Großartige Unterstützung durch die Ausbilderin

Viel Lob zollt Milena Herdt ihrer dortigen Ausbilderin, der Maßschneidermeisterin Rosalinde Sagel-Ott. „Dank ihrer großartigen Unterstützung ist es zu diesem Ergebnis gekommen. Ich konnte so viel von ihr lernen. Sie hat meine Stärken erkannt und diese gefördert. Außerdem hat sie mir die Leidenschaft für diesen Beruf vermittelt“, freut sich die junge Frau. Generell sei die Möglichkeit, parallel zum Abitur, das sie 2022 abgelegt hat, eine Ausbildung zu machen unglaublich wertvoll. „Man geht als selbstständige, zielstrebige und selbstbewusste Person aus dieser Lehre heraus. Es wird einem so viel mit auf dem Weg gegeben“, beschreibt die 19-Jährige den großen Nutzen, den sie aus ihrer Zeit in Wald ziehen konnte. Für sie persönlich war die Ausbildung der erste Schritt zum Traumberuf: Heute absolviert sie die Modedesign-Schule in Mannheim, die sie nach einem Jahr abschließen möchte.

Kindheit ist vom kreativen Arbeiten geprägt

Dass sie später einmal eine handwerkliche Ausbildung machen würde, stand für die in Wald aufgewachsene junge Frau, deren Familie später nach Sigmaringen umgezogen ist, schon als Mädchen fest. „Meine Kindheit war geprägt vom kreativen Arbeiten wie Basteln, Häkeln, Zeichnen und Nähen. Meine Oma hat mir viel gezeigt und ich konnte früh meine ersten Erfahrungen an der Nähmaschine machen“, erzählt Milena Herdt. Deshalb war es nicht verwunderlich, dass sie als Achtklässlerin der Heimschule Kloster Wald in der Schnupperwoche sofort total begeistert war von der Ausbildung zur Maßschneiderin, die in der Schule als einer von drei möglichen Lehrberufen angeboten wird. Mit Beginn der Ausbildung in der 9. Klasse war der jungen Frau dann sofort klar: „Das ist genau das Richtige für mich.“

Mit ihrer präzisen Arbeit und den schönen Samtapplikationen, die hier auf der Anzugjacke zu sehen sind, überzeugt Milena Herdt die Jury.
Mit ihrer präzisen Arbeit und den schönen Samtapplikationen, die hier auf der Anzugjacke zu sehen sind, überzeugt Milena Herdt die Jury. | Bild: Milena Herdt

Mit großer Begeisterung hat sie die Lehre absolviert, bis zum Abitur gibt es dafür jeweils einen Nachmittag pro Woche an der Schule, an dem überwiegend praktisch gearbeitet wird.

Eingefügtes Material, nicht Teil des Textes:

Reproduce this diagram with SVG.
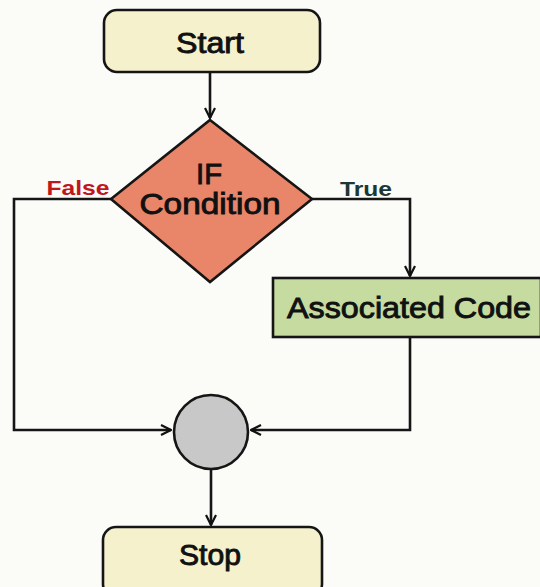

Nach dem Abitur wird dann an der Heimschule Kloster Wald noch in Vollzeit die Lehre zu Ende gebracht und mit einer theoretischen sowie der praktischen Prüfung abgeschlossen. „Viele Abende und Wochenende verbrachte ich zusätzlich in der Werkstatt“, schildert Milena Herdt ihre große Leidenschaft für die Maßschneiderei, die weit über das schulische Engagement hinausging.

Große Vorfreude auf die Siegesfeier

Jetzt fiebert sie dem 9. Dezember entgegen. An diesem Tag wird sie in Berlin an der Siegesfeier teilnehmen. „Die Feier wird den absoluten Höhepunkt der Ausbildung an der Heimschule darstellen“, freut sich die junge Frau.